Play the cornerback position long enough and you’re going to be on the wrong end of a highlight-reel catch. That’s just how it works, and frankly, it’s not going to take very long. For Pittsburgh Steelers rookie CB Joey Porter Jr., it took just a few training camp practices. And he didn’t do anything wrong.
His teammate, WR George Pickens, went viral for the aerial catch that he made with the 32nd-overall pick in coverage—quite good coverage, mind you, and perhaps mitigated by some uncalled offensive pass interference.
Nevertheless, it was a rather impressive play, even if its visual splendor the author himself chalked up partially to simply being late in seeing the ball. The point is, the play was about the great effort by the receiver and not on the defense. That’s the message defensive backs coach Grady Brown offered Porter.
“My coach was like, ‘Man, make him make that spectacular catch every time’”, he told Daniel Jeremiah yesterday during an interview for the NFL Network. “He was in great position. He’s got to be a freak athlete to do that every time, [so] we’re okay with that. We’re just gonna run it again. That’s what I took from that”.
One of the messages head coach Mike Tomlin has been delivering repetitively lately—and appropriately so—is that being a professional in this league means making the routine plays routinely. It’s not about making the spectacular plays but what you do in between them.
The only people who will remember in time that Porter was the player in coverage on Pickens’ catch will be the ones who take a vested interest in Porter’s career. And those who do so will likely be fans of him. He has had a very encouraging training camp and seems to be on the fast track for a starting job.
The play gave the rookie another opportunity to practice one of the most essential tools in a cornerback’s arsenal: a short memory. Good or bad, move on to the next play, even if the previous play was a ridiculous one that’s hard to accept initially.
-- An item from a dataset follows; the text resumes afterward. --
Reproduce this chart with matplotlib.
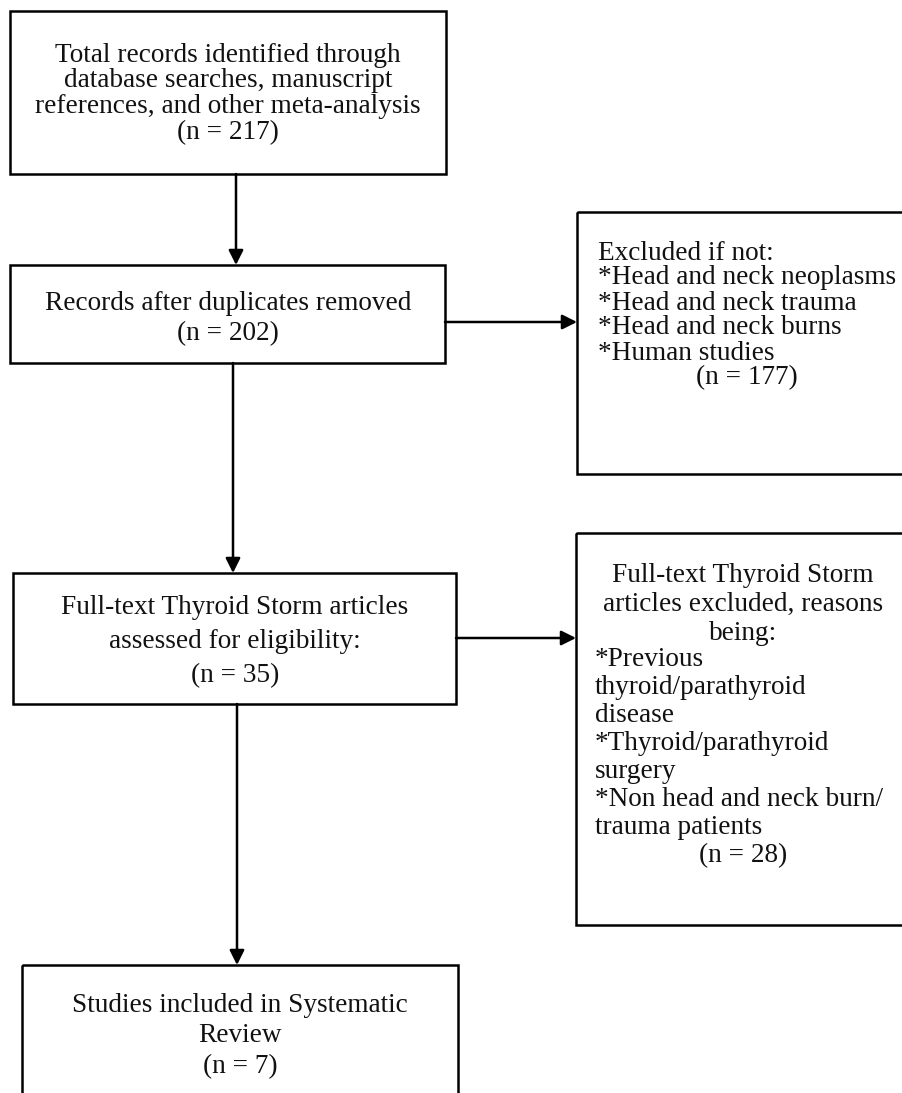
import matplotlib
matplotlib.use("Agg")
import matplotlib.pyplot as plt
from matplotlib.patches import Rectangle

# flow counts
counts = {"identified": 217, "deduped": 202, "excluded_screen": 177,
          "fulltext": 35, "excluded_fulltext": 28, "included": 7}

box1_lines = ["Total records identified through",
              "database searches, manuscript",
              "references, and other meta-analysis",
              "(n = %d)" % counts["identified"]]
box2_lines = ["Records after duplicates removed",
              "(n = %d)" % counts["deduped"]]
box3_list = ["Excluded if not:",
             "*Head and neck neoplasms",
             "*Head and neck trauma",
             "*Head and neck burns",
             "*Human studies"]
box3_n = "(n = %d)" % counts["excluded_screen"]
box4_lines = ["Full-text Thyroid Storm articles",
              "assessed for eligibility:",
              "(n = %d)" % counts["fulltext"]]
box6_head = ["Full-text Thyroid Storm",
             "articles excluded, reasons",
             "being:"]
box6_list = ["*Previous",
             "thyroid/parathyroid",
             "disease",
             "*Thyroid/parathyroid",
             "surgery",
             "*Non head and neck burn/",
             "trauma patients"]
box6_n = "(n = %d)" % counts["excluded_fulltext"]
box5_lines = ["Studies included in Systematic",
              "Review",
              "(n = %d)" % counts["included"]]

W, H = 903, 1093
fig = plt.figure(figsize=(W / 100, H / 100), dpi=100)
ax = fig.add_axes([0, 0, 1, 1])
ax.set_xlim(0, W)
ax.set_ylim(H, 0)
ax.axis("off")

FONT = dict(family="Liberation Serif", size=19.6, color="#111111")
LW = 1.8


def box(x0, y0, x1, y1):
    ax.add_patch(Rectangle((x0, y0), x1 - x0, y1 - y0, fill=False,
                           edgecolor="black", linewidth=LW, clip_on=False))


def lines(txt, x, y, step, ha="center"):
    for i, s in enumerate(txt):
        ax.text(x, y + i * step, s, ha=ha, va="center", **FONT)


def arrow(x0, y0, x1, y1):
    ax.annotate("", xy=(x1, y1), xytext=(x0, y0),
                arrowprops=dict(arrowstyle="-|>", color="black", lw=LW,
                                mutation_scale=22, shrinkA=0, shrinkB=0))


box(10, 11, 446, 174)
lines(box1_lines, 228, 55, 25.8)

box(10, 265, 445, 363)
lines(box2_lines, 228, 303, 31)

box(577, 212, 920, 474)
lines(box3_list, 598, 253, 25, ha="left")
ax.text(747, 378, box3_n, ha="center", va="center", **FONT)

box(13, 573, 456, 704)
lines(box4_lines, 235, 608, 34)

box(576, 533, 920, 925)
lines(box6_head, 743, 575, 29)
lines(box6_list, 595, 660, 28, ha="left")
ax.text(743, 856, box6_n, ha="center", va="center", **FONT)

box(22, 965, 458, 1120)
lines(box5_lines, 240, 1005, 31)

arrow(236, 174, 236, 265)
arrow(445, 322, 577, 322)
arrow(233, 363, 233, 573)
arrow(456, 638, 576, 638)
arrow(237, 704, 237, 965)

fig.savefig("out.png", dpi=100, facecolor="white")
“Definitely difficult, but I was more shocked than anything”, he said of his reaction to realizing that Pickens had made the play somehow in spite of his efforts. “I turned around for the ball and I’m like, ‘Where did he go? Where did the ball go?’”.
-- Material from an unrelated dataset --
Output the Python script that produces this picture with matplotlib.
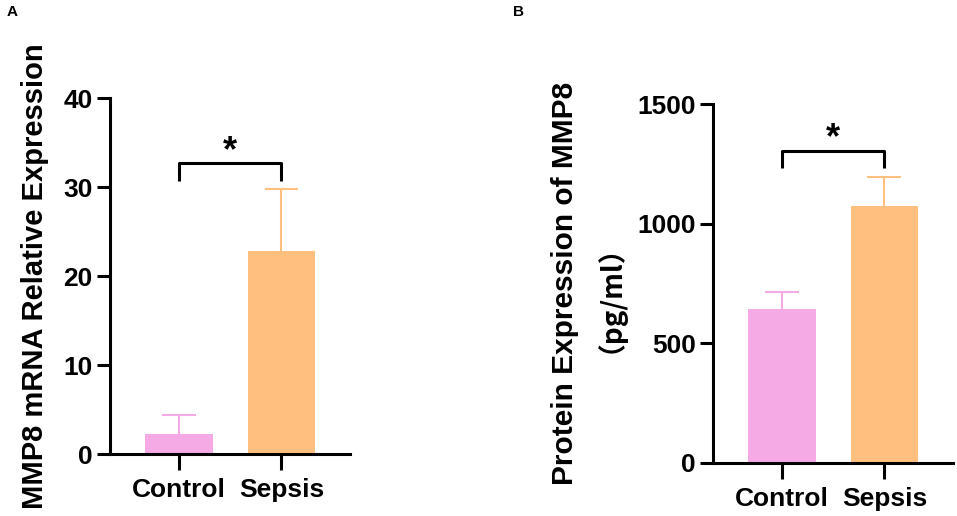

Pickens joked on Patrick Peterson and Bryant McFadden’s podcast, All Things Covered, about his 2022 circus catch against the Cleveland Browns that it was as though he just stuck his hand out and the ball came to it like a magnet.
Some players just seem to have that ability. But he also has big hands, superior length and athleticism, excellent hand-eye coordination, and phenomenal body control. That goes a long way toward making your own luck. I think I would probably be a lot more impressed with myself if I were to make the same play. From a hospital bed.